More importantly, though, have you made a real journey of the soul?
I have this sense that's hard to put into words, but in a way, this Lenten season is changing me more than others in the past have done. And it's not the giving up cheese that's had anything to do with it. I renewed my Marian consecration, the completion of which, this second time around, just gave me this amazing sense of peace. As I went through the 33-day preparation for the consecration (which started before Lent began), I was asking for the grace to let go of things, people, I've held on to, or if God's will for them to be in my life. I don't know that I've let them go entirely, but I certainly am more open to God's will being done with them...am less clingy about these things my mind wants to grasp.
I know that probably makes little sense to you.

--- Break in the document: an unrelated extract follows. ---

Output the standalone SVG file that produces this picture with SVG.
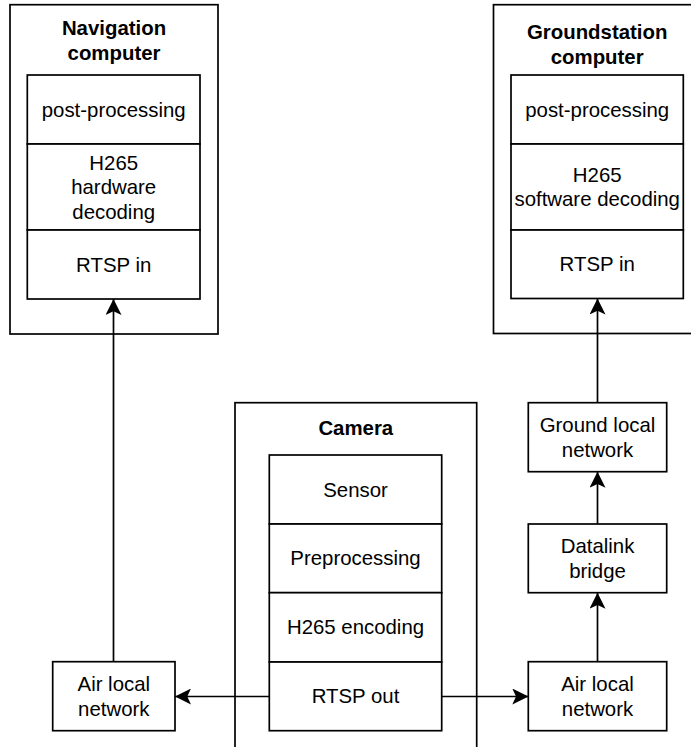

But I've also, as Lent has progressed, tried to give myself more silent time just talking to God. When 2014 began, I adopted St. Alphonsus Liguori as my patron for the year, and I've been reading some of his writings. Last week, I read this:
"Finally, if you wish to please the loving Heart of your God, try for as long a space of time as you can to converse with Him, with the greatest possible confidence; He will not fail to answer you and even to speak with you Himself. Not that He will make audible sounds strike your ears, but He will answer in words that you will clearly understand in your heart, insofar as you leave conversation with creatures and try to speak with your God -- you alone with him alone: 'I will lead her into the wilderness: and I will speak to her heart (Hosea 2:14).'"
That last verse from Hosea stopped me when I read it. There is a reason why I am where I am now -- where we all are. And I know I forget, sometimes, even when I am silent, to talk to God. I can become so caught up in my own stresses and grievances, in my daydreams or thoughts of the past, or even fill the silence with other distractions -- reading, although I love it and it is a good thing of itself -- to really listen, or to ask for God's help and to rest in His grace. Things my not be as I'd wish them to be, but I am trying to be more content in the wilderness.